I clearly have the attention span of your median fruit fly.Look! Airplane!

Sorry. I’m back.

It’s both a curse and a blessing. I’ve never bought this stuff about, “He who dies with the most toys wins.” But I do think that a wide range of life experiences helps us grow as people, and helps us better relate to other people. I’ve been fortunate. And I am beyond grateful.

I show up on time. I go like hell. I’m a good listener. I hold myself accountable. I own my mistakes. And I have a natural and an insatiable curiosity. I’m never afraid to say, “I don’t know,” when I don’t. But then I try to find out.

The flip side is I’m a lousy ballroom dancer and my clothes sometimes fit me funny.
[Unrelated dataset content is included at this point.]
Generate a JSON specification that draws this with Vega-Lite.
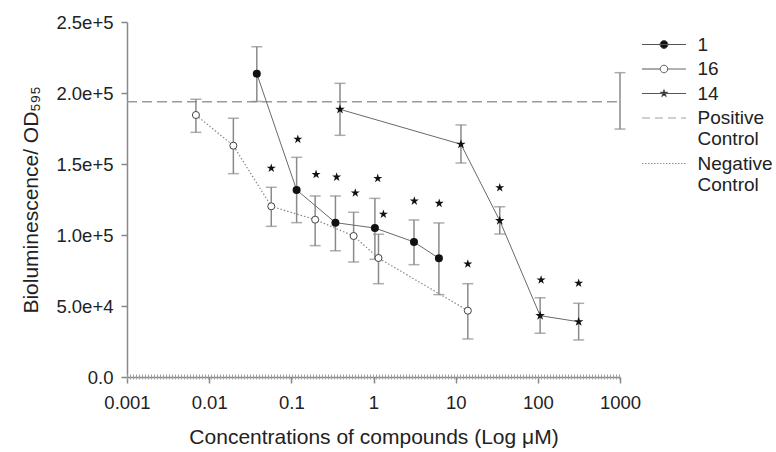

Stuff matters to me. I care. But while I take that stuff seriously, I try hard to never take myself seriously. As a result, I have sometimes been told, “Paul, it’s hard to tell when you’re serious and when you’re just having some fun. Which is it? Serious or fun?”

My answer is “yes.” But I think that is a legitimate criticism. I promise I’m going to work on that.

This has been the quickest and strangest half-century I’ve ever experienced. During that period, I’ve been afforded amazing opportunities in news and sports journalism across all platforms. I have taught wonderful students at the high school and collegiate level. Always, I learned more from them than they did from me. I’ve been a high school administrator. I spent ten seasons as a high school varsity football coach. I’ve been an advertising executive. I’ve hosted nationally syndicated television entertainment shows. In maybe the biggest honor I ever received, I was selected by NASA to be “Chet The Astronaut” for the “Land The Shuttle” simulator at Space Center Houston. (All I can say there, is “Do as I say, not as I do.” I put that thing in the Everglades more often than not.) Most recently, I just wrapped up a decade as a television news director, during which time our teams distinguished themselves in holding the powerful accountable, achieving both critical and ratings success.

What does all that mean? It means I am profoundly grateful. It also means I’m ready for “next.” So here we are. Radically Rational. It’s an idea I woke up with in 2017. I scribbled “Radically Rational” on a piece of notebook paper and used a magnet to stick it on our refrigerator. I saw it every day, and it just would not leave me alone.

I am second in charge at Radically Rational, LLC. My wife, Jo (also known as BB), is the president. Clearly, I have failed in my attempt to sleep my way to the top of this organization.

I hope you will learn that I’m loyal as a Labrador. But I will admit that this doggie can bite every now and then. My promise to you? I will show up on time. I will go like hell. I will listen to you earnestly and attentively. I will hold myself accountable. I will never be the least bit hesitant to say, “I don’t know,” when I don’t.

But then I’ll try to find out. Let’s do it.